Netzprotest erhebt sich vom Bildschirm

Demo gegen Internet- Zensur

Eine Groß- Demonstration wurde es zwar nicht, doch immerhin gingen knapp 300 User in Düsseldorf gegen Web-Zensur auf die Straße. Der Aufmarsch sieht sich als Auftakt einer neuen Bewegung.

Für die Hacker war das alles doch noch ein bisschen ungewohnt. Zum ersten Mal innerhalb ihres knapp 20- jährigen Bestehens lud die renommierte deutsche IT- Experten-Vereinigung Chaos Computer Club (CCC) zu einer echten Straßendemo. Jürgen Büssow (SPD), Regierungspräsident in Düsseldorf, lockte bis zu 300 Internet-Fans zu dem Aufmarsch am vergangenen Samstagnachmittag in die nordrhein-westfälische Landeshauptstadt Düsseldorf. Büssow hatte in einer deutschlandweit bislang einmaligen Aktion 80 verschiedene Netz-Provider in dem Bundesland per Sperrungsverfügung aufgefordert, unliebsame Websites «auszufiltern». Teilnehmer aus dem ganzen Bundesgebiet

Zwar machen sich auch der CCC, die Netzbürgerrechtler- Vereinigung FoeBuD und die anderen Veranstalter der Demo - vom virtuellen Ortsverein der SPD über Teile der PDS bis zur Grünen Jugend - die von Büssow zur Sperrung angemahnten Neonazi-Seiten nicht zu eigen. Man müsse sich jedoch «ungefiltert mit gesellschaftlichen Realitäten auseinandersetzen» können, so der Chaos Computer Club in einem Statement. Teilnehmer aus dem ganzen Bundesgebiet waren gekommen, um gegen den in NRW beabsichtigten «eingeschränkten Netzzugang» zu protestieren. Einige hatten sich als Symbol die Münder und Hände verbunden. Werde Kommunikation gefiltert, so CCC- Mann Andy Müller-Maguhn, seien Auseinandersetzungen auch mit extremen Strömungen im Rahmen eines gesellschaftlichen Disputs gefährdet.

Parteifreund Järg Tauss spart nicht mit Kritik

Jörg Tauss, bekannter Internet-Experte der SPD- Bundestagsfraktion, sieht im Vorgehen seines Parteikollegen Büssow gar «absurde Pläne», die nicht auf die Bekämpfung des Rechtsextremismus hinausliefen, sondern höchstens auf die Schädigung des Standortes Nordrhein-Westfalen. Tauss stellte die Frage, ob NRW-Ministerpräsident Wolfgang Clement «dem Treiben seines obersten Medienwächters weiterhin unkommentiert zusehen» wolle.

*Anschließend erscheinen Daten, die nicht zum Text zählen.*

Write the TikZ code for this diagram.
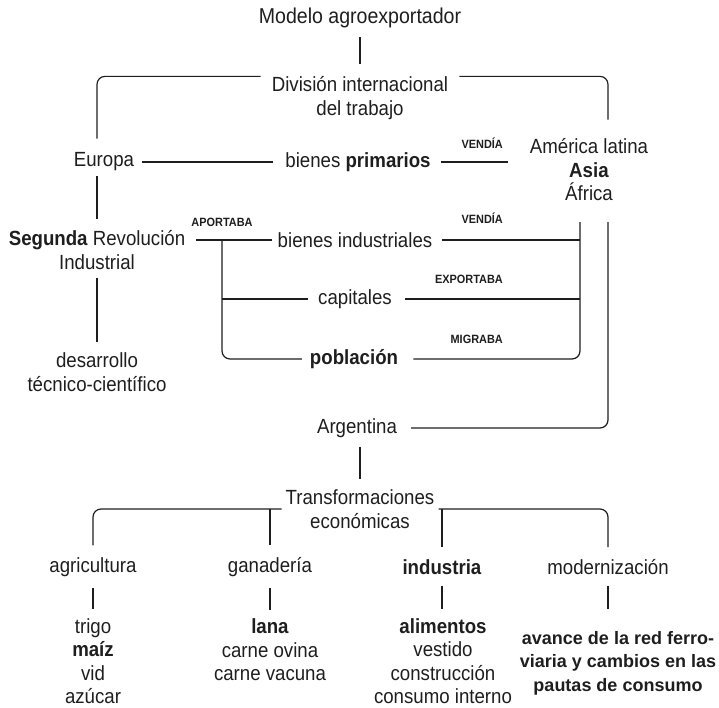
\documentclass[tikz,border=0pt]{standalone}
\usepackage{fontspec}
\setmainfont[FakeStretch=0.91]{Liberation Sans}
\newfontfamily\widebold[BoldFont={Liberation Sans Bold}]{Liberation Sans}
\definecolor{ink}{HTML}{1E1E1E}

\tikzset{
  concept/.style={font=\fontsize{20.5}{23.5}\selectfont, align=center,
    inner sep=0pt, text=ink},
  verb/.style={font=\fontsize{12}{13}\selectfont\bfseries,
    inner sep=0pt, anchor=base east, text=ink},
  link/.style={draw=ink, line width=1.2pt},
  bracket/.style={link, rounded corners=8pt},
}

\begin{document}
\begin{tikzpicture}[x=1pt, y=-1pt]
    \useasboundingbox (0,0) rectangle (719,707);

    % Upper part
    \node[concept, font=\fontsize{21.5}{24}\selectfont] (title) at (360,18) {Modelo agroexportador};
    \node[concept] (division) at (360,98) {División internacional\\del trabajo};
    \node[concept] (europa) at (104,162) {Europa};
    \node[concept] (primarios) at (358,162) {bienes \textbf{primarios}};
    \node[concept] (periferia) at (589,170) {América latina\\\textbf{Asia}\\África};
    \node[concept] (segunda) at (97,250) {\textbf{Segunda} Revolución\\Industrial};
    \node[concept] (desarrollo) at (97,372) {desarrollo\\técnico-científico};
    \node[concept] (industriales) at (355,240) {bienes industriales};
    \node[concept] (capitales) at (355,299) {capitales};
    \node[concept] (poblacion) at (354,359) {\textbf{población}};
    \node[concept] (argentina) at (357,428) {Argentina};

    \node[verb] (vendia) at (503,148.5) {VENDÍA};
    \node[verb] (vendiaind) at (503,223) {VENDÍA};
    \node[verb, anchor=base] (aportaba) at (222,226) {APORTABA};
    \node[verb] (exportaba) at (503,283) {EXPORTABA};
    \node[verb] (migraba) at (503,343) {MIGRABA};

    \coordinate (inner) at (580,222);
    \coordinate (outer) at (608,222);

    % Lower part
    \node[concept] (transf) at (360,509) {Transformaciones\\económicas};
    \node[concept] (agricultura) at (93,567) {agricultura};
    \node[concept] (ganaderia) at (270,567) {ganadería};
    \node[concept] (industria) at (442,567) {\textbf{industria}};
    \node[concept] (modernizacion) at (608,567) {modernización};
    \node[concept] (cultivos) at (93,661) {trigo\\\textbf{maíz}\\vid\\azúcar};
    \node[concept] (lana) at (270,650) {\textbf{lana}\\carne ovina\\carne vacuna};
    \node[concept] (alimentos) at (443,661) {\textbf{alimentos}\\vestido\\construcción\\consumo interno};
    \node[concept, font=\widebold\fontsize{18}{23.5}\selectfont\bfseries] (avance) at (618,663)
        {avance de la red ferro-\\viaria y cambios en las\\pautas de consumo};

    % Connectors, upper part
    \draw[link, shorten <=9pt, shorten >=12pt] (title) -- (division);
    \draw[bracket, shorten <=11pt, shorten >=14pt] (division.north west) -| (europa.north -| segunda.north);
    \draw[bracket, shorten <=11pt, shorten >=19pt] (division.north east) -| (periferia.north -| outer);
    \draw[link, shorten <=8pt, shorten >=12pt] (europa) -- (primarios);
    \draw[link, shorten <=10pt, shorten >=22pt] (primarios) -- (periferia.west |- primarios);
    \draw[link, shorten <=5pt, shorten >=11pt] (europa.south -| segunda.north) -- (segunda.north);
    \draw[link, shorten <=8pt, shorten >=11pt] (segunda) -- (desarrollo);

    \draw[link, shorten <=11pt, shorten >=6pt] (segunda.east |- industriales) -- (industriales);
    \draw[link, shorten <=10pt] (industriales) -- (industriales -| inner);
    \draw[link, shorten >=10pt] (capitales -| aportaba) -- (capitales);
    \draw[link, shorten <=13pt] (capitales) -- (capitales -| inner);
    \draw[bracket, shorten >=8pt] (industriales -| aportaba) |- (poblacion.west);
    \draw[bracket, shorten <=15pt] (poblacion) -| (inner);
    \draw[bracket, shorten <=14pt] (argentina) -| (outer);

    % Connectors, lower part
    \draw[link, shorten <=9pt, shorten >=11pt] (argentina.south -| transf.north) -- (transf.north);
    \draw[bracket, shorten <=4pt, shorten >=12pt] (transf.west) -| (agricultura.north);
    \draw[bracket, shorten <=4pt, shorten >=12pt] (transf.east) -| (modernizacion.north);
    \draw[link, shorten >=12pt] (transf.west -| ganaderia.north) -- (ganaderia.north);
    \draw[link, shorten >=12pt] (transf.east -| industria.north) -- (industria.north);

    \draw[link, shorten <=11pt, shorten >=9pt] (agricultura) -- (cultivos);
    \draw[link, shorten <=11pt, shorten >=9pt] (ganaderia) -- (lana);
    \draw[link, shorten <=11pt, shorten >=9pt] (industria.south) -- (industria.south |- alimentos.north);
    \draw[link, shorten <=11pt, shorten >=22pt] (modernizacion.south) -- (modernizacion.south |- avance.north);
\end{tikzpicture}
\end{document}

Nur «iranische Ayatollahs, chinesische KP- Funktionären und einigen Menschen in der CSU oder in Singapur» seien bislang auf vergleichbare Ideen gekommen, so Tauss. Die Maßnahmen der Düsseldorfer Bezirksregierung seien «in politischer Perspektive fehlgeleitet, Internet- politisch katastrophal und auch in rechtlicher Sicht» unhaltbar, sagte der Politiker, der die Demo unterstützte. Rote Netzwerkkarte für Regierungspräsidenten

Jürgen Büssow bekam zum Abschluss des Aufmarschs, der vor neugierigen Bürgern durch die Düsseldorfer Innenstadt führte, die «rote Netzwerkkarte» überreicht, die der Chaos Computer Club auch schon auf der Cebit 2002 an Firmen und Institutionen zu vergeben versucht hatte, die die NRW-Zensurversuche unterstützten. Die Übergabe einer Unterzeichnerliste gegen die Web-Filterung scheiterte dann aber.

Unterschriftenaktion gegen den NRW- Netzfilter

Ein Teilnehmer nahm den Kasten mit immerhin 6500 Unterschriften sofort wieder an sich, um deutlich zu machen, was eine derartige Maßnahme bedeutet. Statt dessen überreichte man Büssow einige Comic-Hefte und Werbebroschüren. Dies bleibe übrig, «wenn im Netz eine heile Welt vorgespielt wird», so die Demonstranten.